▶ [Exercise objective]: Search the material below for the string "Apache" and extract each line that has it.

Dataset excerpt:
********************

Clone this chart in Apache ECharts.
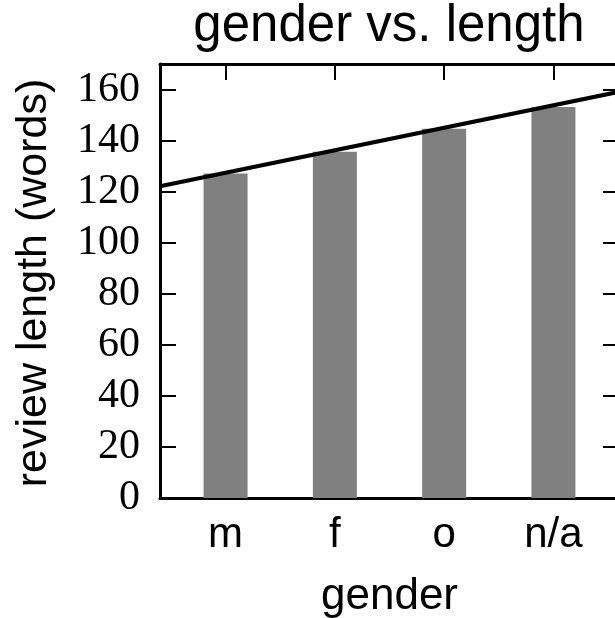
<!DOCTYPE html>
<html>
<head>
<meta charset="utf-8">
<script src="https://cdn.jsdelivr.net/npm/echarts@6/dist/echarts.min.js"></script>
<style>
html,body{margin:0;padding:0;background:#fff;overflow:hidden;}
#chart{width:615px;height:618px;}
</style>
</head>
<body>
<div id="chart"></div>
<script>
// ---- data ----
var categories = ['m', 'f', 'o', 'n/a'];
var reviewLength = [127.1, 135.6, 144.6, 153.2];
var trendX = [-0.6, 3.6];
var trendY = [122.1, 159.1];
var yTicks = [0, 20, 40, 60, 80, 100, 120, 140, 160];
var xTicks = [0, 1, 2, 3];

var chart = echarts.init(document.getElementById('chart'), null, {renderer: 'canvas'});

var barData = categories.map(function (c, i) { return [i, reviewLength[i]]; });
var trendData = trendX.map(function (x, i) { return [x, trendY[i]]; });

var axisLineStyle = {color: '#000', width: 3};
var tickStyle = {color: '#000', width: 2};

var option = {
  backgroundColor: '#fff',
  animation: false,
  title: {
    text: 'gender vs. length',
    left: 384,
    textAlign: 'center',
    top: -4,
    textStyle: {fontFamily: 'Liberation Sans', fontSize: 51, fontWeight: 'normal', color: '#000'}
  },
  grid: {left: 160, right: -4, top: 64, bottom: 120, containLabel: false, outerBoundsMode: 'none'},
  xAxis: [{
    type: 'value', min: -0.6, max: 3.6, position: 'bottom',
    name: 'gender', nameLocation: 'middle', nameGap: 77,
    nameTextStyle: {fontFamily: 'Liberation Sans', fontSize: 44, color: '#000'},
    axisLine: {show: true, onZero: false, lineStyle: axisLineStyle},
    axisTick: {show: true, inside: true, length: 16, lineStyle: tickStyle, customValues: xTicks},
    axisLabel: {show: true, margin: 16, fontFamily: 'Liberation Sans', fontSize: 42, color: '#000',
      customValues: xTicks,
      formatter: function (v) { return categories[Math.round(v)]; }},
    splitLine: {show: false}
  }, {
    type: 'value', min: -0.6, max: 3.6, position: 'top',
    axisLine: {show: true, onZero: false, lineStyle: axisLineStyle},
    axisTick: {show: true, inside: true, length: 16, lineStyle: tickStyle, customValues: xTicks},
    axisLabel: {show: false},
    splitLine: {show: false}
  }],
  yAxis: [{
    type: 'value', min: 0, max: 170, position: 'left',
    name: 'review length (words)', nameLocation: 'middle', nameGap: 104, nameRotate: 90,
    nameTextStyle: {fontFamily: 'Liberation Sans', fontSize: 43, color: '#000', padding: [0, 4, 0, 0]},
    axisLine: {show: true, onZero: false, lineStyle: axisLineStyle},
    axisTick: {show: true, inside: true, length: 16, lineStyle: tickStyle, customValues: yTicks},
    axisLabel: {show: true, margin: 20, fontFamily: 'Liberation Serif', fontSize: 42, color: '#000',
      customValues: yTicks},
    splitLine: {show: false}
  }, {
    type: 'value', min: 0, max: 170, position: 'right',
    axisLine: {show: true, onZero: false, lineStyle: axisLineStyle},
    axisTick: {show: true, inside: true, length: 16, lineStyle: tickStyle, customValues: yTicks},
    axisLabel: {show: false},
    splitLine: {show: false}
  }],
  series: [{
    type: 'bar',
    xAxisIndex: 0, yAxisIndex: 0,
    data: barData,
    barWidth: 44,
    itemStyle: {color: '#808080'},
    z: 1
  }, {
    type: 'line',
    xAxisIndex: 0, yAxisIndex: 0,
    data: trendData,
    showSymbol: false,
    symbol: 'none',
    clip: true,
    lineStyle: {color: '#000', width: 4},
    z: 3
  }]
};
chart.setOption(option);
</script>
</body>
</html>
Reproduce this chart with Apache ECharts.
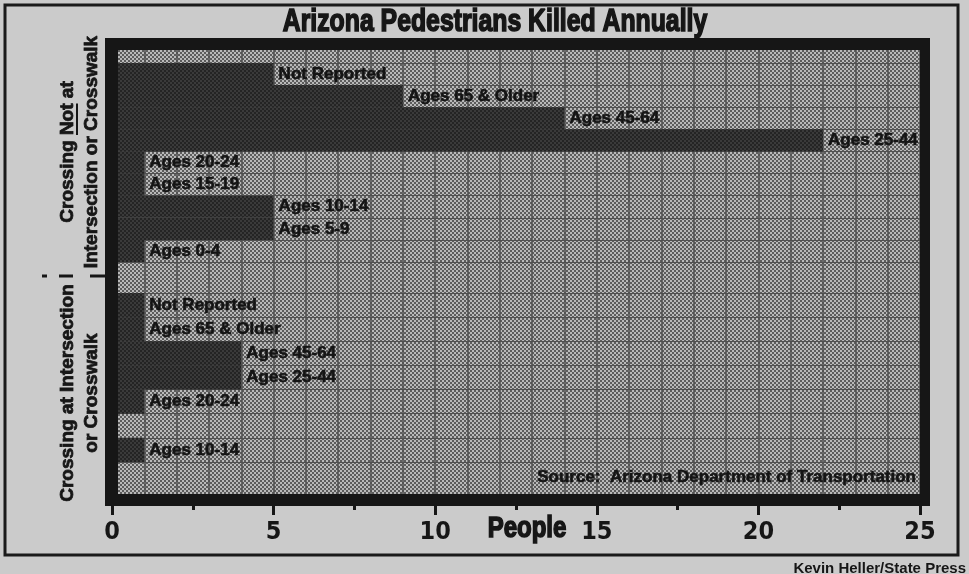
<!DOCTYPE html>
<html>
<head>
<meta charset="utf-8">
<script src="https://cdn.jsdelivr.net/npm/echarts@6/dist/echarts.min.js"></script>
<style>
html,body{margin:0;padding:0;background:#cbcbcb;}
#chart{width:969px;height:574px;}
</style>
</head>
<body>
<div id="chart"></div>
<script>
// ---- data ----
const categoriesNotAt = ['Not Reported','Ages 65 & Older','Ages 45-64','Ages 25-44','Ages 20-24','Ages 15-19','Ages 10-14','Ages 5-9','Ages 0-4'];
const valuesNotAt = [5, 9, 14, 22, 1, 1, 5, 5, 1];
const categoriesAt = ['Not Reported','Ages 65 & Older','Ages 45-64','Ages 25-44','Ages 20-24','Ages 15-19','Ages 10-14'];
const valuesAt = [1, 1, 4, 4, 1, 0, 1];
const xTickLabels = [0, 5, 10, 15, 20, 25];
const titleText = 'Arizona Pedestrians Killed Annually';
const groupLabelNotAt = ['Crossing ', 'Not', ' at', 'Intersection or Crosswalk'];
const groupLabelAt = ['Crossing at Intersection', 'or Crosswalk'];
const sourceText = 'Source:  Arizona Department of Transportation';
const creditText = 'Kevin Heller/State Press';
const axisName = 'People';

// ---- styles ----
const INK = '#161616';
const GRIDLINE = '#505050';
const NARROW = "'DejaVu Sans Condensed','Liberation Sans',sans-serif";
const SANS = "'Liberation Sans',Arial,sans-serif";

function makePattern(bg, fg, size, dot) {
  const c = document.createElement('canvas');
  c.width = size; c.height = size;
  const g = c.getContext('2d');
  g.fillStyle = bg; g.fillRect(0, 0, size, size);
  g.fillStyle = fg;
  g.fillRect(0, 0, dot, dot);
  g.fillRect(size / 2, size / 2, dot, dot);
  return {image: c, repeat: 'repeat'};
}
const PLOT = makePattern('#b9b9b9', '#5c5c5c', 4, 2);
const BAR = makePattern('#242424', '#3a3a3a', 4, 2);

const chart = echarts.init(document.getElementById('chart'), null, {renderer: 'canvas'});

const mctx = document.createElement('canvas').getContext('2d');
function tw(t, size, fam, weight) { mctx.font = (weight || 'bold') + ' ' + size + 'px ' + fam; return mctx.measureText(t).width; }

const GL = 19;
const wPart1 = tw(groupLabelNotAt[0], GL, SANS);
const wPart2 = tw(groupLabelNotAt[1], GL, SANS);
const wAll = tw(groupLabelNotAt[0] + groupLabelNotAt[1] + groupLabelNotAt[2], GL, SANS);

const tickSet = new Set(xTickLabels);
function labelFmt(p) { return p.value ? p.name : ''; }

const barLabel = {
  show: true, position: 'right', distance: 5,
  color: '#141414', fontFamily: SANS, fontWeight: 'bold', fontSize: 17,
  textBorderColor: '#141414', textBorderWidth: 0.6,
  formatter: labelFmt
};

const heavy = {stroke: INK, lineWidth: 0.8};

const option = {
  backgroundColor: '#cbcbcb',
  animation: false,
  grid: [
    {left: 112, right: 49, top: 50, bottom: 80},
    {left: 112, right: 49, top: 63, height: 199},
    {left: 112, right: 49, top: 293, height: 169}
  ],
  xAxis: [
    {gridIndex: 0, type: 'value', min: 0, max: 25, interval: 1, position: 'top',
      axisLine: {show: false}, axisTick: {show: false}, axisLabel: {show: false},
      splitLine: {show: true, lineStyle: {color: GRIDLINE, width: 1.5}}},
    {gridIndex: 0, type: 'value', min: 0, max: 25, interval: 5, position: 'bottom', offset: 12,
      axisLine: {show: false},
      axisTick: {show: true, length: 9, lineStyle: {color: INK, width: 3}},
      minorTick: {show: true, splitNumber: 2, length: 4, lineStyle: {color: INK, width: 3}},
      splitLine: {show: false},
      axisLabel: {show: true, margin: 26, verticalAlign: 'middle', color: INK,
        fontFamily: NARROW, fontWeight: 'bold', fontSize: 25,
        formatter: v => tickSet.has(v) ? String(v) : ''}},
    {gridIndex: 1, type: 'value', min: 0, max: 25, show: false},
    {gridIndex: 2, type: 'value', min: 0, max: 25, show: false}
  ],
  yAxis: [
    {gridIndex: 0, type: 'value', min: 0, max: 1, show: false},
    {gridIndex: 1, type: 'category', inverse: true, data: categoriesNotAt,
      axisLine: {show: false}, axisTick: {show: false}, axisLabel: {show: false},
      splitLine: {show: true, lineStyle: {color: GRIDLINE, width: 1.2}}},
    {gridIndex: 2, type: 'category', inverse: true, data: categoriesAt,
      axisLine: {show: false}, axisTick: {show: false}, axisLabel: {show: false},
      splitLine: {show: true, lineStyle: {color: GRIDLINE, width: 1.2}}}
  ],
  series: [
    {type: 'bar', xAxisIndex: 2, yAxisIndex: 1, data: valuesNotAt, barCategoryGap: '0%',
      itemStyle: {color: BAR}, label: barLabel, z: 3},
    {type: 'bar', xAxisIndex: 3, yAxisIndex: 2, data: valuesAt, barCategoryGap: '0%',
      itemStyle: {color: BAR}, label: barLabel, z: 3}
  ],
  graphic: [
    // plot background (halftone)
    {type: 'rect', z: -5, shape: {x: 112, y: 50, width: 808, height: 444}, style: {fill: PLOT}},
    // outer figure border
    {type: 'rect', z: 1, shape: {x: 5, y: 5, width: 953, height: 550},
      style: {fill: 'none', stroke: '#1a1a1a', lineWidth: 3}},
    // plot frame strips
    {type: 'rect', z: 60, shape: {x: 105, y: 38, width: 825, height: 12}, style: {fill: INK}},
    {type: 'rect', z: 60, shape: {x: 105, y: 494, width: 825, height: 12}, style: {fill: INK}},
    {type: 'rect', z: 60, shape: {x: 105, y: 38, width: 13, height: 468}, style: {fill: INK}},
    {type: 'rect', z: 60, shape: {x: 920, y: 38, width: 10, height: 468}, style: {fill: INK}},
    // title
    {type: 'text', z: 70, x: 495, y: 22, scaleX: 0.8, style: Object.assign({text: titleText, fill: INK,
      fontFamily: SANS, fontWeight: 'bold', fontSize: 31, align: 'center', verticalAlign: 'middle'}, {stroke: INK, lineWidth: 1.6})},
    // axis name
    {type: 'text', z: 70, x: 527, y: 529, scaleX: 0.8, style: Object.assign({text: axisName, fill: INK,
      fontFamily: SANS, fontWeight: 'bold', fontSize: 30, align: 'center', verticalAlign: 'middle'}, {stroke: INK, lineWidth: 1.6})},
    // source
    {type: 'text', z: 70, x: 916, y: 477, style: Object.assign({text: sourceText, fill: '#141414',
      fontFamily: SANS, fontWeight: 'bold', fontSize: 17, align: 'right', verticalAlign: 'middle'}, {stroke: '#141414', lineWidth: 0.6})},
    // credit
    {type: 'text', z: 70, x: 966, y: 569, style: {text: creditText, fill: INK,
      fontFamily: SANS, fontWeight: 'bold', fontSize: 15, align: 'right', verticalAlign: 'middle'}},
    // group label: not at intersection
    {type: 'group', x: 80, y: 152, rotation: Math.PI / 2, z: 70, children: [
      {type: 'text', x: 0, y: -12, z: 70, style: Object.assign({text: groupLabelNotAt[0] + groupLabelNotAt[1] + groupLabelNotAt[2], fill: INK,
        fontFamily: SANS, fontWeight: 'bold', fontSize: GL, align: 'center', verticalAlign: 'middle'}, heavy)},
      {type: 'text', x: 0, y: 12, z: 70, style: Object.assign({text: groupLabelNotAt[3], fill: INK,
        fontFamily: SANS, fontWeight: 'bold', fontSize: GL, align: 'center', verticalAlign: 'middle'}, heavy)},
      {type: 'line', z: 70, shape: {x1: -wAll / 2 + wPart1, y1: -3, x2: -wAll / 2 + wPart1 + wPart2, y2: -3},
        style: {stroke: INK, lineWidth: 2}}
    ]},
    // group label: at intersection
    {type: 'group', x: 80, y: 393, rotation: Math.PI / 2, z: 70, children: [
      {type: 'text', x: 0, y: -12, z: 70, style: Object.assign({text: groupLabelAt[0], fill: INK,
        fontFamily: SANS, fontWeight: 'bold', fontSize: GL, align: 'center', verticalAlign: 'middle'}, heavy)},
      {type: 'text', x: 0, y: 12, z: 70, style: Object.assign({text: groupLabelAt[1], fill: INK,
        fontFamily: SANS, fontWeight: 'bold', fontSize: GL, align: 'center', verticalAlign: 'middle'}, heavy)}
    ]},
    // separator dashes between the two groups
    {type: 'line', z: 70, shape: {x1: 42, y1: 276, x2: 47, y2: 276}, style: {stroke: INK, lineWidth: 3}},
    {type: 'line', z: 70, shape: {x1: 59, y1: 276, x2: 73, y2: 276}, style: {stroke: INK, lineWidth: 3}},
    {type: 'line', z: 70, shape: {x1: 90, y1: 276, x2: 105, y2: 276}, style: {stroke: INK, lineWidth: 3}}
  ]
};

chart.setOption(option);
</script>
</body>
</html>
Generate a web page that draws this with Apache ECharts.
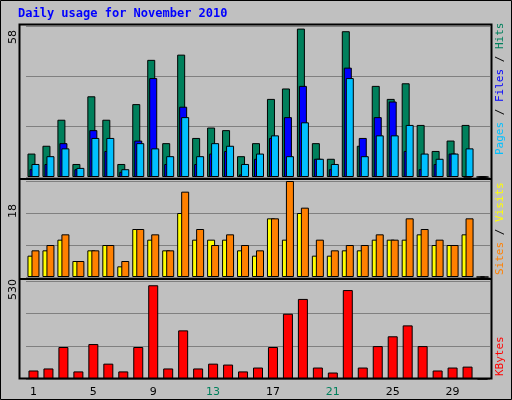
<!DOCTYPE html>
<html><head><meta charset="utf-8">
<script src="https://cdn.jsdelivr.net/npm/echarts@6/dist/echarts.min.js"></script>
<style>html,body{margin:0;padding:0;background:#c0c0c0}#c{width:512px;height:400px}</style>
</head><body><div id="c"></div>
<script>
const days = ['1','2','3','4','5','6','7','8','9','10','11','12','13','14','15','16','17','18','19','20','21','22','23','24','25','26','27','28','29','30','31'];
const weekend = ['6','7','13','14','20','21','27','28'];
const hits  = [9,12,22,5,31,22,5,28,45,13,47,15,19,18,8,13,30,34,57,13,7,56,12,35,30,36,20,10,14,20,0];
const files = [3,5,13,3,18,10,2,14,38,5,27,5,9,10,1,7,15,23,35,7,3,42,15,23,29,10,3,5,9,0,0];
const pages = [5,8,11,3.5,15,15,3,13,11,8,23,8,13,12,5,9,16,8,21,7,5,38,8,16,16,20,9,7,9,11,0];
const sites = [4,5,7,3,5,6,2,9,7,5,12,7,7,7,5,4,11,7,12,4,4,5,5,7,7,7,8,6,6,8,0];
const visits= [5,6,8,3,5,6,3,9,8,5,16,9,6,8,6,5,11,18,13,7,5,6,6,8,7,11,9,7,6,11,0];
const kbytes= [46,57,173,41,189,83,41,173,507,57,263,57,83,78,41,62,173,353,433,62,35,481,62,178,231,290,178,46,62,67,0];
const maxLabels = ['58','18','530'];
const maxVals = [58,18,530];

const chart = echarts.init(document.getElementById('c'));
const L=26, R=22;
const grids=[{left:L,right:R,top:26,height:151},{left:L,right:R,top:181,height:96},{left:L,right:R,top:281,height:98}];
function xa(i,show){return {type:'category',gridIndex:i,data:days,axisLine:{show:false},axisTick:{show:false},
  axisLabel:{show:show,margin:8,fontFamily:'DejaVu Sans',fontSize:11,color:'#000',
    formatter:v=>weekend.includes(v)?'{w|'+v+'}':v,rich:{w:{color:'#00805c',fontFamily:'DejaVu Sans',fontSize:11}}}};}
function ya(i){return {type:'value',gridIndex:i,min:0,max:maxVals[i],interval:maxVals[i]/3,axisLabel:{show:false},axisLine:{show:false},axisTick:{show:false},
  splitLine:{lineStyle:{color:'#808080',width:1}}};}
const bs={borderColor:'#000',borderWidth:1};
function bar(name,data,i,color,w,gap){return {name,type:'bar',xAxisIndex:i,yAxisIndex:i,data,barWidth:w,barGap:gap,
  itemStyle:Object.assign({color},bs),animation:false,silent:true};}
chart.setOption({
  backgroundColor:'#c0c0c0',
  grid:grids,
  xAxis:[xa(0,false),xa(1,false),xa(2,true)],
  yAxis:[ya(0),ya(1),ya(2)],
  series:[
    bar('Hits',hits,0,'#00805c',8,'-75%'),
    bar('Files',files,0,'#0000ff',8,'-75%'),
    bar('Pages',pages,0,'#00c0ff',8,'-75%'),
    bar('Sites',sites,1,'#ffff00',8,'-50%'),
    bar('Visits',visits,1,'#ff8000',8,'-50%'),
    bar('KBytes',kbytes,2,'#ff0000',10,'0%')
  ],
  graphic:[
    {type:'rect',shape:{x:0.5,y:0.5,width:511,height:399},style:{fill:'none',stroke:'#000',lineWidth:1},z:-1},
    {type:'rect',shape:{x:19.5,y:24.5,width:472,height:354},style:{fill:'none',stroke:'#000',lineWidth:2},z:10},
    {type:'line',shape:{x1:20,y1:179,x2:491,y2:179},style:{stroke:'#000',lineWidth:2},z:10},
    {type:'line',shape:{x1:20,y1:279,x2:491,y2:279},style:{stroke:'#000',lineWidth:2},z:10},
    {type:'text',left:18,top:8,style:{text:'Daily usage for November 2010',fill:'#0000ff',font:'bold 12px "DejaVu Sans Mono"'}},
    {type:'text',x:8,y:44,rotation:Math.PI/2,style:{text:maxLabels[0],fill:'#000',font:'11px "DejaVu Sans"'}},
    {type:'text',x:8,y:218,rotation:Math.PI/2,style:{text:maxLabels[1],fill:'#000',font:'11px "DejaVu Sans"'}},
    {type:'text',x:8,y:300,rotation:Math.PI/2,style:{text:maxLabels[2],fill:'#000',font:'11px "DejaVu Sans"'}},
    {type:'text',x:495,y:155,rotation:Math.PI/2,style:{text:'{p|Pages} / {f|Files} / {h|Hits}',fill:'#000',font:'11px "DejaVu Sans Mono"',
      rich:{p:{fill:'#00c0ff',font:'11px "DejaVu Sans Mono"'},f:{fill:'#0000ff',font:'11px "DejaVu Sans Mono"'},h:{fill:'#00805c',font:'11px "DejaVu Sans Mono"'}}}},
    {type:'text',x:495,y:275,rotation:Math.PI/2,style:{text:'{s|Sites} / {v|Visits}',fill:'#000',font:'11px "DejaVu Sans Mono"',
      rich:{s:{fill:'#ff8000',font:'11px "DejaVu Sans Mono"'},v:{fill:'#ffff00',font:'11px "DejaVu Sans Mono"'}}}},
    {type:'text',x:495,y:376,rotation:Math.PI/2,style:{text:'KBytes',fill:'#ff0000',font:'11px "DejaVu Sans Mono"'}}
  ]
});
</script></body></html>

********************

▶ [Result for this exercise]:
Clone this chart in Apache ECharts.
Reproduce this chart with Apache ECharts.
Generate a web page that draws this with Apache ECharts.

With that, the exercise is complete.